More on the Pueyo "Learning to Dance" article in Medium and today's Times article showing a Northeastern University analysis that NYC likely had 10,000 infections as early as 3/1 (and the rest of the US was far more infected than thought, also); these dovetail with the NYC subway analysis above, too.
https://www.nytimes.com/2020/04/23/...action=click&module=Spotlight&pgtype=Homepage
Feel like I've been screaming for weeks about how our lack of early, aggressive testing capability was the most important element in letting this outbreak get way out of control, especially in the the NYC metro area (<200 tests in NY through 3/6!). If NYC had 10,000 infections by 3/1, as per this new analysis of the data, that's roughly 1000 per 1MM in population and as I've noted a few times, some experts believe that aggressive interventions need to be in place before 200 cases per 1MM in order to control an outbreak.

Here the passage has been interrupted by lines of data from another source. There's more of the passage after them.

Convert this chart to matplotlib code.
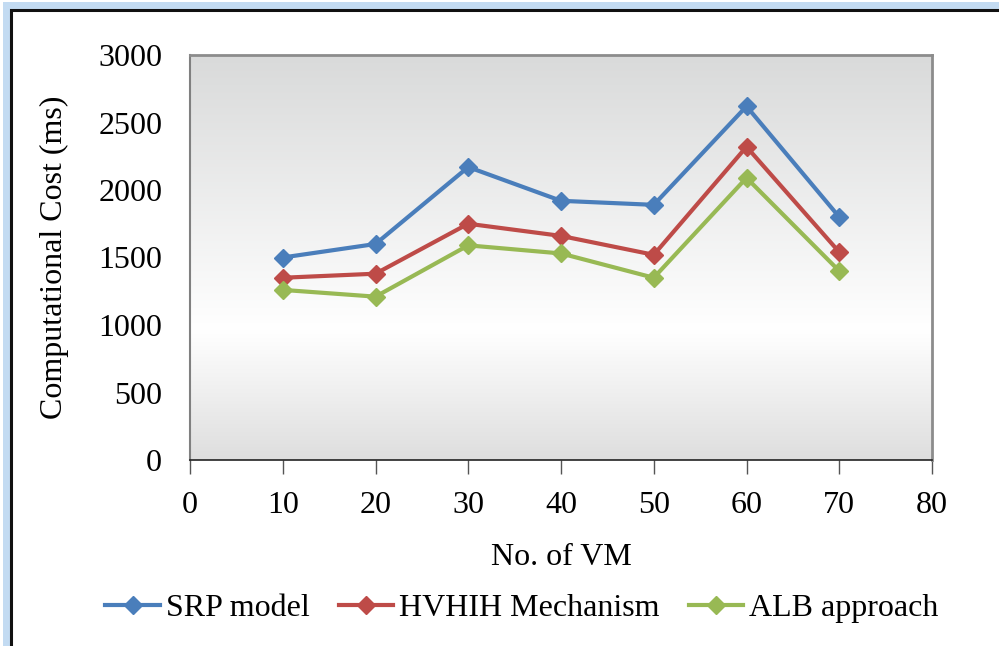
import matplotlib.pyplot as plt
from matplotlib.patches import Rectangle
from matplotlib.colors import LinearSegmentedColormap
import numpy as np

plt.rcParams['font.family'] = ['Liberation Serif', 'DejaVu Serif']

# data
vm_counts = [10, 20, 30, 40, 50, 60, 70]
srp_model = [1500, 1600, 2170, 1920, 1890, 2620, 1800]
hvhih_mech = [1350, 1380, 1750, 1660, 1520, 2320, 1540]
alb_approach = [1260, 1210, 1590, 1530, 1350, 2090, 1400]
series_names = ['SRP model', 'HVHIH Mechanism', 'ALB approach']
series_colors = ['#4a7ebb', '#be4b48', '#98b954']

W, H = 999, 646
fs = 23
fig = plt.figure(figsize=(W / 100, H / 100), dpi=100)

# outer frame with a soft blue glow
fig.patches.append(Rectangle((3 / W, 0), 1, 1 - 2 / H, transform=fig.transFigure,
                             facecolor='#c3dbf2', edgecolor='none', zorder=-2))
fig.patches.append(Rectangle((11 / W, -0.05), 1.1, 1.05 - 10 / H, transform=fig.transFigure,
                             facecolor='white', edgecolor='#111111', linewidth=2.2, zorder=-1))

left, right, top, bottom = 190, 932, 55, 460
ax = fig.add_axes([left / W, 1 - bottom / H, (right - left) / W, (bottom - top) / H])

# vertical gradient fill of the plot area
grad = LinearSegmentedColormap.from_list('bg', [(0, '#d9dada'), (0.68, '#ffffff'), (1.0, '#dedede')])
ax.imshow(np.linspace(0, 1, 256).reshape(-1, 1), cmap=grad, aspect='auto',
          extent=[0, 80, 0, 3000], origin='upper', zorder=0, interpolation='bilinear')

for vals, name, col in zip([srp_model, hvhih_mech, alb_approach], series_names, series_colors):
    ax.plot(vm_counts, vals, color=col, linewidth=3, marker='D', markersize=9,
            label=name, zorder=3, solid_joinstyle='round')

ax.set_xlim(0, 80)
ax.set_ylim(0, 3000)
ax.set_xticks(range(0, 81, 10))
ax.set_yticks(range(0, 3001, 500))
ax.tick_params(axis='x', direction='out', length=10, width=1, color='#555555',
               labelsize=fs, pad=12)
ax.tick_params(axis='y', length=0, labelsize=fs, pad=20)

for s in ['top', 'right']:
    ax.spines[s].set_color('#8c8c8c')
    ax.spines[s].set_linewidth(2)
ax.spines['left'].set_color('#808080')
ax.spines['left'].set_linewidth(1.5)
ax.spines['bottom'].set_color('#222222')
ax.spines['bottom'].set_linewidth(1.2)

ax.set_xlabel('No. of VM', fontsize=fs, labelpad=17)
ax.set_ylabel('Computational Cost (ms)', fontsize=fs, labelpad=21)

fig.legend(loc='center', bbox_to_anchor=(522 / W, 1 - 608 / H), ncol=3, frameon=False,
           fontsize=fs, handlelength=1.7, handletextpad=0.2, columnspacing=0.9)

fig.savefig('out.png', dpi=100)
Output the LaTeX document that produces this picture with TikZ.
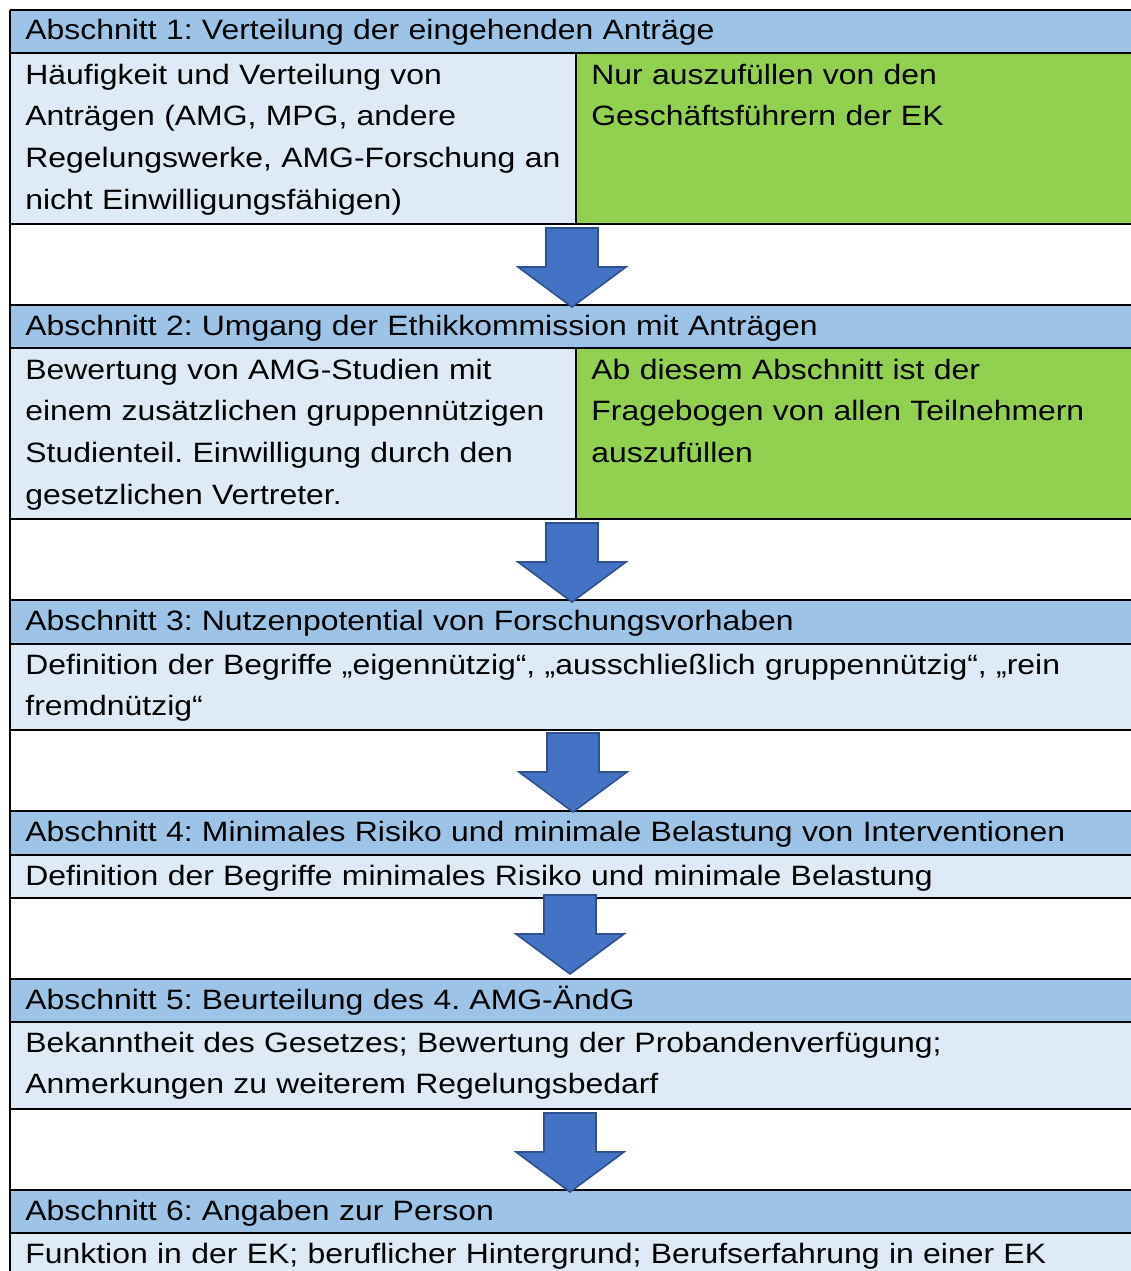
\documentclass[tikz,border=0pt]{standalone}
\usepackage{fontspec}
\setmainfont{Liberation Sans}[FakeStretch=1.14]
\usepackage{xcolor}
\usetikzlibrary{positioning}
\definecolor{hdrblue}{HTML}{9DC3E6}
\definecolor{bodyblue}{HTML}{DEEBF7}
\definecolor{notegreen}{HTML}{92D050}
\definecolor{arrowblue}{HTML}{4472C4}
\definecolor{arrowedge}{HTML}{2F528F}
\frenchspacing

\tikzset{
    txt/.style={anchor=base west, inner sep=0pt, align=left, text width=550pt,
        font=\fontsize{14}{20.85}\selectfont},
    coltxt/.style={txt, text width=272pt},
    rule/.style={line width=1.1pt},
    pics/downarrow/.style={code={
        \draw [fill=arrowblue, draw=arrowedge, line width=0.8pt]
            (-26,0) -- (26,0) -- (26,39) -- (54,39) -- (0,79) -- (-54,39) -- (-26,39) -- cycle;
    }}
}

\begin{document}
\begin{tikzpicture}[x=0.5pt, y=-0.5pt]
    \useasboundingbox (0,0) rectangle (1131,1271);
    \clip (0,0) rectangle (1131,1271);

    % Cell fills
    \fill [hdrblue] (10,10) rectangle (1131,53);
    \fill [bodyblue] (10,53) rectangle (576,224);
    \fill [notegreen] (576,53) rectangle (1131,224);
    \fill [hdrblue] (10,305) rectangle (1131,348);
    \fill [bodyblue] (10,348) rectangle (576,519);
    \fill [notegreen] (576,348) rectangle (1131,519);
    \fill [hdrblue] (10,600) rectangle (1131,644);
    \fill [bodyblue] (10,644) rectangle (1131,730);
    \fill [hdrblue] (10,811) rectangle (1131,855);
    \fill [bodyblue] (10,855) rectangle (1131,898);
    \fill [hdrblue] (10,979) rectangle (1131,1022);
    \fill [bodyblue] (10,1022) rectangle (1131,1109);
    \fill [hdrblue] (10,1190) rectangle (1131,1233);
    \fill [bodyblue] (10,1233) rectangle (1131,1280);

    % Rules
    \foreach \y in {10,53,224,305,348,519,600,644,730,811,855,898,979,1022,1109,1190,1233}
        \draw [rule] (10,\y) -- (1135,\y);
    \draw [rule] (10,9.5) -- (10,1280);
    \draw [rule] (576,53) -- (576,224);
    \draw [rule] (576,348) -- (576,519);

    % Arrows between sections
    \pic at (572,228) {downarrow};
    \pic at (572,523) {downarrow};
    \pic at (573,733) {downarrow};
    \pic at (570,895) {downarrow};
    \pic at (570,1113) {downarrow};

    % Section 1
    \node [txt] (h1) at (25,39.5) {Abschnitt 1: Verteilung der eingehenden Anträge};
    \node [coltxt] (b1) at (25,84) {Häufigkeit und Verteilung von\\Anträgen (AMG, MPG, andere\\Regelungswerke, AMG-Forschung an\\nicht Einwilligungsfähigen)};
    \node [coltxt] (g1) at (591,84) {Nur auszufüllen von den\\Geschäftsführern der EK};

    % Section 2
    \node [txt] (h2) at (25,335) {Abschnitt 2: Umgang der Ethikkommission mit Anträgen};
    \node [coltxt] (b2) at (25,379) {Bewertung von AMG-Studien mit\\einem zusätzlichen gruppennützigen\\Studienteil. Einwilligung durch den\\gesetzlichen Vertreter.};
    \node [coltxt] (g2) at (591,379) {Ab diesem Abschnitt ist der\\Fragebogen von allen Teilnehmern\\auszufüllen};

    % Section 3
    \node [txt] (h3) at (25,630) {Abschnitt 3: Nutzenpotential von Forschungsvorhaben};
    \node [txt] (b3) at (25,674) {Definition der Begriffe „eigennützig“, „ausschließlich gruppennützig“, „rein\\fremdnützig“};

    % Section 4
    \node [txt] (h4) at (25,841) {Abschnitt 4: Minimales Risiko und minimale Belastung von Interventionen};
    \node [txt] (b4) at (25,885) {Definition der Begriffe minimales Risiko und minimale Belastung};

    % Section 5
    \node [txt] (h5) at (25,1009) {Abschnitt 5: Beurteilung des 4. AMG-ÄndG};
    \node [txt] (b5) at (25,1052) {Bekanntheit des Gesetzes; Bewertung der Probandenverfügung;\\Anmerkungen zu weiterem Regelungsbedarf};

    % Section 6
    \node [txt] (h6) at (25,1220) {Abschnitt 6: Angaben zur Person};
    \node [txt] (b6) at (25,1263) {Funktion in der EK; beruflicher Hintergrund; Berufserfahrung in einer EK};
\end{tikzpicture}
\end{document}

And the only way to know if you have an exponentially growing outbreak is to have aggressive early testing (like South Korea and Taiwan had) and the US was so far from that it's sad, given the testing debacle. I have been saying we needed to be in lockdown starting early March, but this analysis probably says it should have been late February, when we weren't even testing and had no data and no way would anyone have supported shutting anything down without data. Yes, NY (and NJ) now lead the world in tests per 1MM, but that's only because we started so late in the outbreak and our testing was always playing catch up to the outbreak.
The graphic below from Pueyo's "Learning to Dance" Medium article shows how important early testing is to get ahead of an outbreak, as reflected in the low % of positive tests in countries like SK, Taiwan, and Hong Kong. The US number is bad, but the NY/NJ area numbers are far worse as our area was in the 40-50% of tests being positive for weeks at the height of the outbreak, as we were so far behind. The second graphic shows where various countries are on the "hammer" (heavy social distancing to control major outbreaks) vs. the "dance" (relaxing harsh social distancing in a careful way to avoid a second outbreak) - and we're clearly nowhere near ready to "relax" social distancing yet, based on that curve, even in states with less of an outbreak, so far, vs. the worst states.
Coronavirus: Learning How to Dance
And one more time, but if we had done what South Korea had done (and Seoul is almost as densely populated as NYC, so don't say it's not possible), we could probably be near their 5 deaths/1MM and not the 144 deaths/1MM in the US - or sadly the ~1000 deaths/1MM we have in NY or ~500 deaths/1MM in NJ. Even at 10 deaths per 1MM, that would be 3300 in the US vs. the ~47,000 we have now (and 200 in NY vs. the ~20,000 we have now).
I know none of this solves the problem of what to do now, but it should at least shout at people/politicians to not repeat this mistake across the country by relaxing social distancing without having massive testing and efficient contact tracing/quarantining and a mask culture in place. Repeating the folly we just went through would be Einstein's classic definition of insanity: doing the same thing over and over again, but expecting different results.
Minor comment: I do think the Northeastern study probably overstates SF's outbreak (9300 on 3/1) relative to NYC's (10,700 on 3/1), since the outcomes diverged so heavily after that, with SF having much less of an epidemic and far less deaths. I don't think their 3/15 shelter-in-place order (vs. NY's on 3/22, even though NYC had shut schools, restaurants, bars and such by 3/16) should have made that much of a difference in outcomes. But that's arguing minutiae vs. the big picture of there likely being major outbreaks underway by mid/late February. Also, as per the subway/mass transit study, the far greater population density and "mixing/contacts" of commuters in NYC would drive a much faster outbreak vs. SF, as has been seen.